1. ENG Marcus Ellis / Lauren Smith (finalist)
2. FRA Thom Gicquel / Delphine Delrue (quarter-finals)
3. GER Mark Lamsfuß / Isabel Herttrich (semifinals)
4. DEN Mathias Christiansen / Alexandra Bøje (semifinals)
5. NED Robin Tabeling / Selena Piek (quarter-finals)
6. RUS Rodion Alimov / Alina Davletova (champion)

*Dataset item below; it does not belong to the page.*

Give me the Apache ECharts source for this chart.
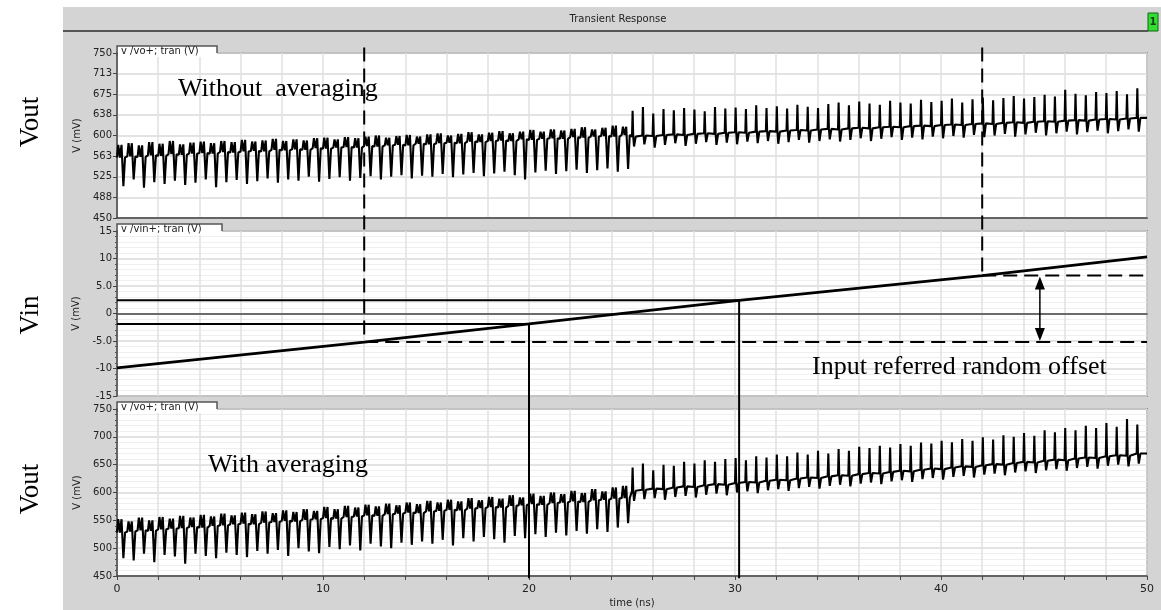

7. IRL Sam Magee / Chloe Magee (quarter-finals)
8. FRA Ronan Labar / Anne Tran (quarter-finals)

=== Wild card ===
Badminton Europe (BEC) awarded a wild card entry to Valeriy Atrashchenkov and Yelyzaveta Zharka of Ukraine.